The Gold price is volatile. It has experienced many fluctuations but one thing is for certain – the gold price has continued to rise consistently. For example, the lowest price of gold in the last 15 years was in 2000, only 274.5 US dollars per ounce. Nowadays, in 2014 it sits at around 1300 US dollars per ounce. It’s price is influenced by many factors, for example, basic economic regulations – supply and demand, including demand through speculation. It is also determined by the measures and actions of central banks, the International Monetary Fund (IMF), the value of the US dollar, the general state of the global economy, and on occasion, it is determined by emergency situations in a country, such as war or invasion.
In order to prevent manipulations, gold exchange markets are supervised by governmental and self-regulating organizations. There are four important gold exchange markets in the world. We have the London Gold Market (London Bullion Market Association, abbreviated as LBMA ), American Gold Market (CME Group or COMEX), Zurich Gold Market (controlled by three banks – UBS, Credit Suisse and Union Bank of Switzerland) and Hong Kong Gold Market (Chinese Gold and Silver Exchange Society, abbreviated as CGSE). The Japanese gold market (Tokyo Commodity Exchange, abbreviated as TOCOM) is also very important. By connecting these markets, gold trading can be achieved within 24 hours through the worldwide network.
The major producers and consumption
South Africa used to be the world’s dominant gold producer before 2006. It was followed by the USA, China, Australia, and Peru. Recently, other countries with a greater land surface areas have overtaken South Africa considerably. Since 2007, China has become the largest gold producing country in the world, followed by Australia, USA, Russia, and Peru. South Africa is currently in the sixth position. China has also dominated the figures of gold importation generally – 130 tonnes in March 2013, although a reduction of 27% in these figures was seen between February and March 2014. According to Gold Fields Mineral Services, abbreviated as GFMS (a leading independent precious metals consultancy specialised in global gold, silver, platinum and palladium market research, formed in 1989), only a total of 174,100 tonnes of gold has been mined in human history.
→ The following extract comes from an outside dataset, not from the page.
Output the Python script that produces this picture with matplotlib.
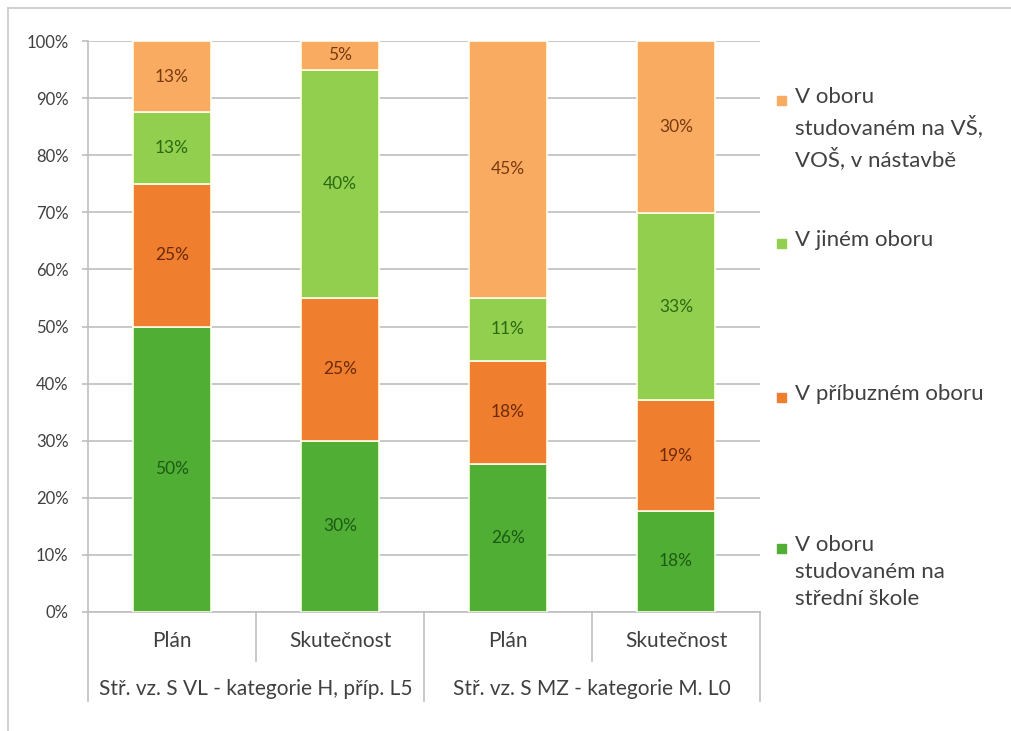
import numpy as np
import matplotlib
matplotlib.use('Agg')
import matplotlib.pyplot as plt
from matplotlib.patches import Rectangle

plt.rcParams['font.family'] = ['Lato', 'DejaVu Sans']

# Categories (inner level and outer group level)
bars = ['Plán', 'Skutečnost', 'Plán', 'Skutečnost']
groups = ['Stř. vz. S VL - kategorie H, příp. L5', 'Stř. vz. S MZ - kategorie M. L0']

# Series values in percent, bottom to top
stredni = [50.0, 30.0, 26.0, 17.7]
pribuzny = [25.0, 25.0, 18.0, 19.4]
jiny = [12.5, 40.0, 11.0, 32.8]
vs_vos = [12.5, 5.0, 45.0, 30.1]

series_names = ['V oboru\nstudovaném na\nstřední škole',
                'V příbuzném oboru',
                'V jiném oboru',
                'V oboru\nstudovaném na VŠ,\nVOŠ, v nástavbě']
colors = ['#4FAE33', '#EF7E2F', '#92CF4F', '#F9AC61']
text_colors = ['#1E5A14', '#6B2A08', '#2A6A10', '#7A3A10']

W, H = 1011, 731
fig = plt.figure(figsize=(W / 100, H / 100), dpi=100)
ax = fig.add_axes([88 / W, (H - 612) / H, (760 - 88) / W, (612 - 41) / H])

x = np.arange(len(bars))
bottom = np.zeros(len(bars))
for vals, c, tc in zip([stredni, pribuzny, jiny, vs_vos], colors, text_colors):
    vals = np.array(vals)
    ax.bar(x, vals, bottom=bottom, width=0.47, color=c, edgecolor='#FFFDE8',
           linewidth=1.2, zorder=3)
    for xi, b, v in zip(x, bottom, vals):
        ax.text(xi, b + v / 2, f'{int(v + 0.5)}%', ha='center', va='center',
                fontsize=12.5, color=tc, zorder=4)
    bottom += vals

ax.set_xlim(-0.5, len(bars) - 0.5)
ax.set_ylim(0, 100)
ax.set_yticks(np.arange(0, 101, 10))
ax.set_yticklabels([f'{v}%' for v in range(0, 101, 10)], fontsize=12, color='#404040')
ax.yaxis.grid(True, color='#BFBFBF', linewidth=1.2, zorder=0)
ax.tick_params(axis='y', length=4, width=1.2, color='#BFBFBF', pad=10)
ax.tick_params(axis='x', length=0)
ax.set_xticks([])
for s in ['top', 'right']:
    ax.spines[s].set_visible(False)
for s in ['bottom', 'left']:
    ax.spines[s].set_color('#BFBFBF')
    ax.spines[s].set_linewidth(1.2)

# two-level category axis
trans = ax.get_xaxis_transform()
for xi, lab in zip(x, bars):
    ax.text(xi, -0.05, lab, transform=trans, ha='center', va='center',
            fontsize=15, color='#404040')
for gi, lab in enumerate(groups):
    ax.text(gi * 2 + 0.5, -0.135, lab, transform=trans, ha='center', va='center',
            fontsize=15, color='#404040')
for xb in np.arange(-0.5, len(bars), 1.0):
    outer = (xb + 0.5) % 2 == 0
    ax.plot([xb, xb], [0, -0.155 if outer else -0.085], transform=trans,
            color='#BFBFBF', linewidth=1.2, clip_on=False)

# legend placed like the original, top entry first
legend_y = [100, 243, 397, 548]
for name, c, ly in zip(series_names[::-1], colors[::-1], legend_y):
    fig.patches.append(Rectangle((777 / W, 1 - (ly + 5) / H), 9 / W, 9 / H,
                                 transform=fig.transFigure, color=c))
    fig.text(795 / W, 1 - (ly - 13) / H, name, ha='left', va='top',
             fontsize=16, color='#404040', linespacing=1.45)

# chart frame
fig.add_artist(plt.Line2D([8 / W, 8 / W], [0, 1 - 8 / H], color='#C8C8C8', lw=1.2))
fig.add_artist(plt.Line2D([8 / W, 1], [1 - 8 / H, 1 - 8 / H], color='#C8C8C8', lw=1.2))

fig.savefig('out.png', dpi=100)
Currently, the world consumption of produced gold is about 50% in jewellery, 40% in investments, and 10% in industry. In industry, gold is commonly used in electronics, dentistry, commercial chemistry and other fields. Its characteristics of high malleability, ductility, flexibility, resistance to corrosion and most chemical reactions, and conductivity of electricity have led to many more uses, including coloured-glass production and electrical wiring.
Historically, gold has always been an excellent way to store wealth and secure purchasing power for long periods of time. Mankind has had a strong affinity with this precious metal, and it makes sense to take advantage of the many benefits that gold has to offer.